Cash is an asset like any other, why wouldn't that be acquired when the company is purchased?


It can be, but you pay extra for it. In other words if the company is worth n (with no cash on hand) then it's worth n+c with c cash on hand.

Every transaction is different, but each one I've been involved in the cash part is simply removed from the equation.

To put it another way, cash is somewhat different because the value is so easily determined. $1 costs $1.

I buy a company because I value the asset more than the seller does. I see something the seller does not (or vice versa). So the value to the buyer is more than the value yo the seller. (That includes the notion of asset liquidity.)

So, at a fundamental level you don't "buy cash".


I buy a company because it has something I want. The seller is selling because they no longer want what the company offers.

The price I buy the company at is at least as much as the seller values it, otherwise they would not sell.
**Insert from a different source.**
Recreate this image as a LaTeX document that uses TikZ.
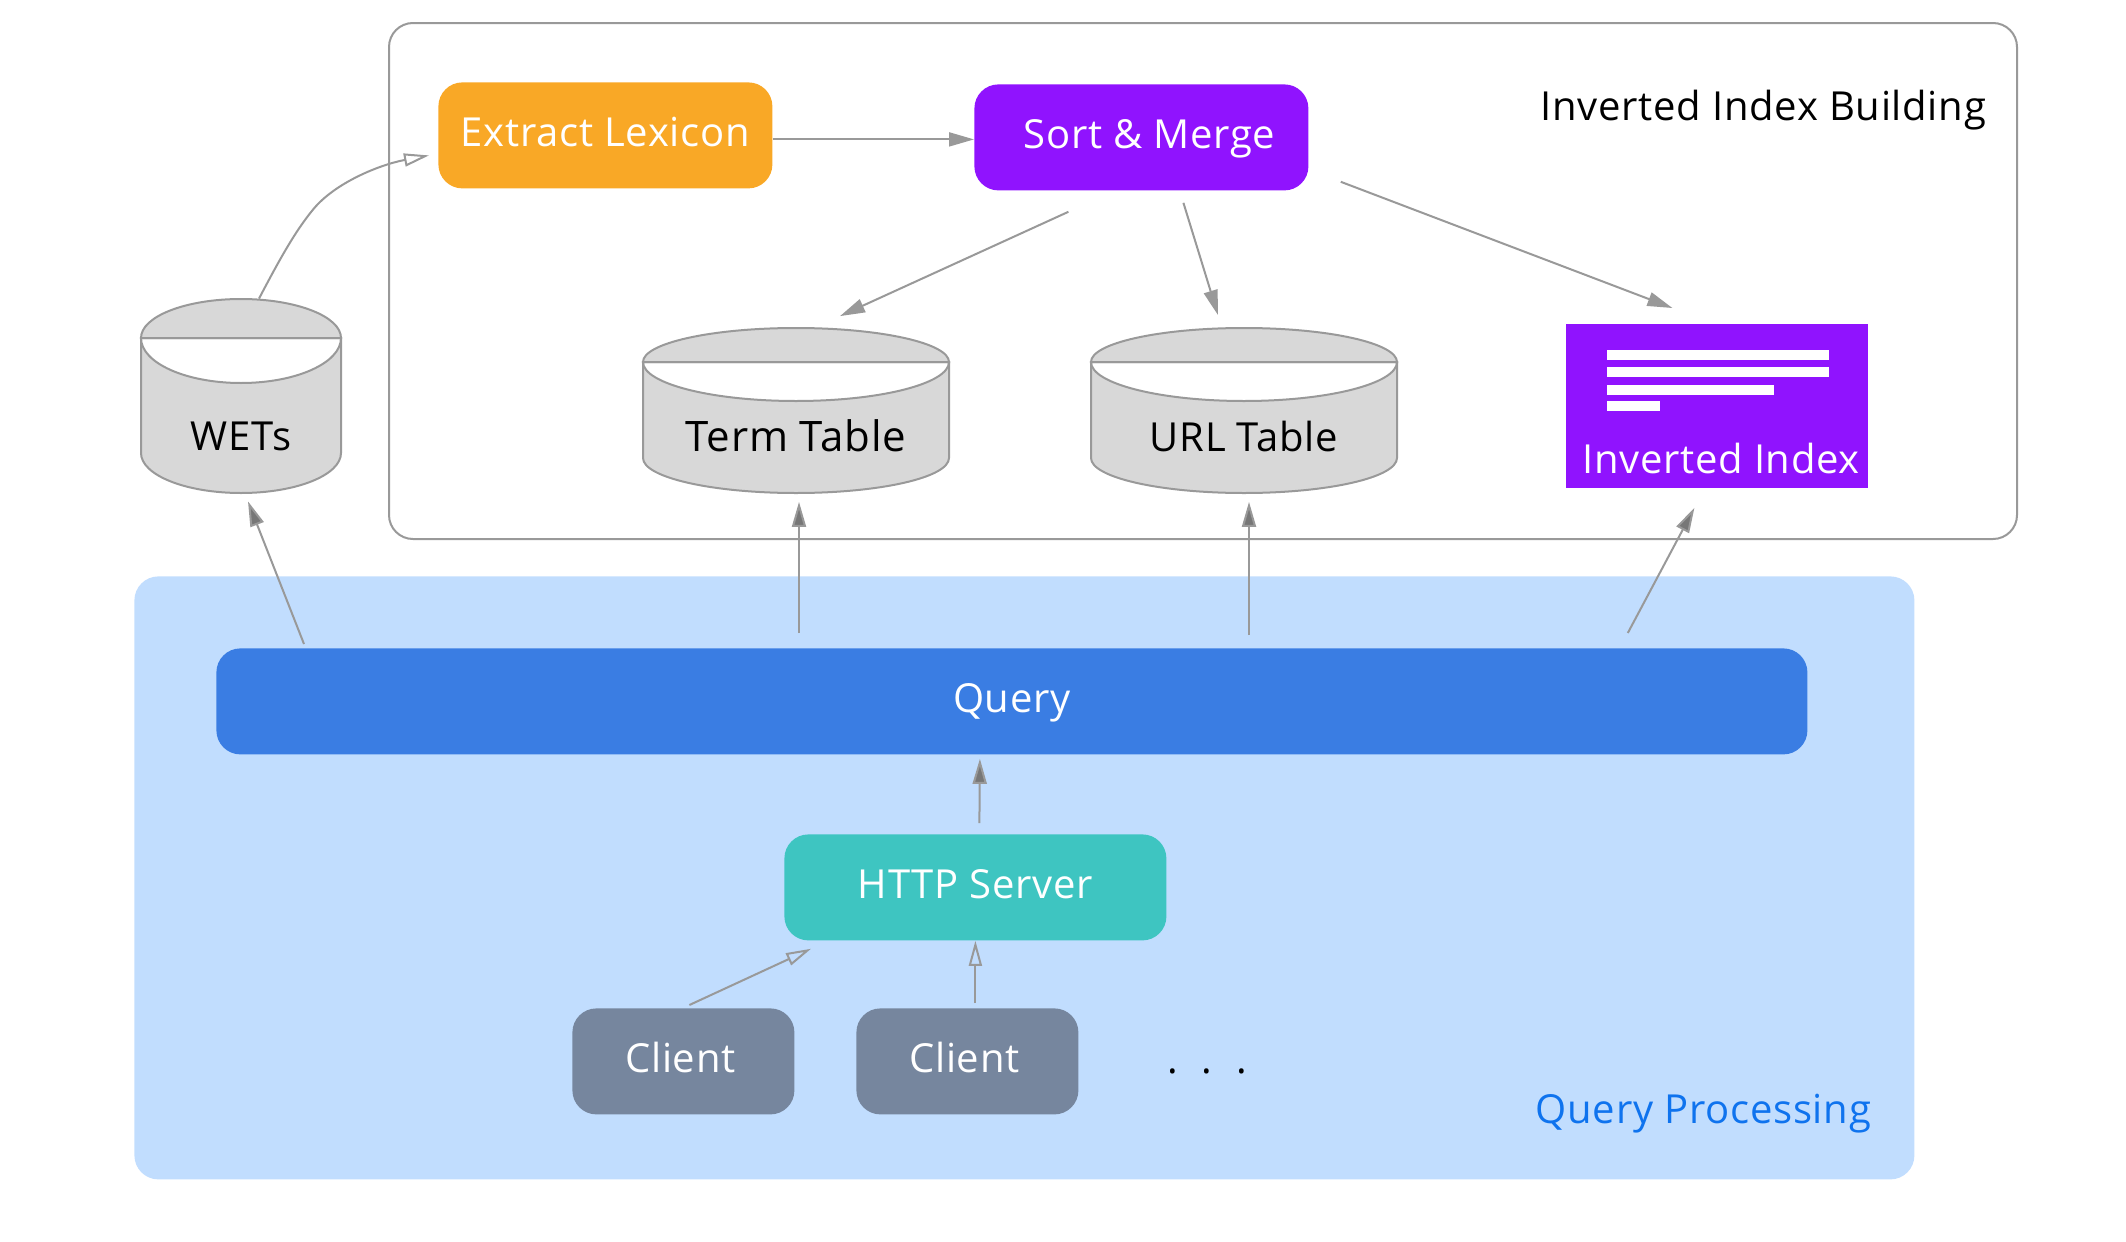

If I'm buying a company out of bankruptcy then either I'm taking on both their debts and their assets (including cash), or there's some way to sequester the debts from the assets, which the creditors will not accept.


I agree with all you are saying. None of which negates the point about nor buying cash.

In the case you mention (where the company is bankrupt, it has (by definition) run out of cash. Certainly there's not enough cash lying around to move the needle.


Possibly they could have, but why would they?

The company clearly doesn't work as it is.

So you buy the company and you now need $250,000 in hte next week to make payroll and rent. Where does that come from?

And each 2 week period you require the same cash infusion just to keep your job while you are losing customers due to the chaos of nearly going bankrupt.

Explain your thesis as to why the employees would buy the company and why they'd pay so much just to very tax inefficiently pay the money back to themselves every other week.


Companies don’t work until they do. Thats the new mentality anyway. And you don’t get a Series C with SVB involvement if you’re not working at some level.

I’m familiar with them. Through M&A activity and debt consolidation / refi. Like visiting a proctologist dentist and then having a colonoscopy while your accountant’s scrolling through quickbooks questioning every line item out loud while the nurse is asking how many copies of keys to your house you have.

Count the number of companies that wouldn’t be here today if they had their loan called at any given point.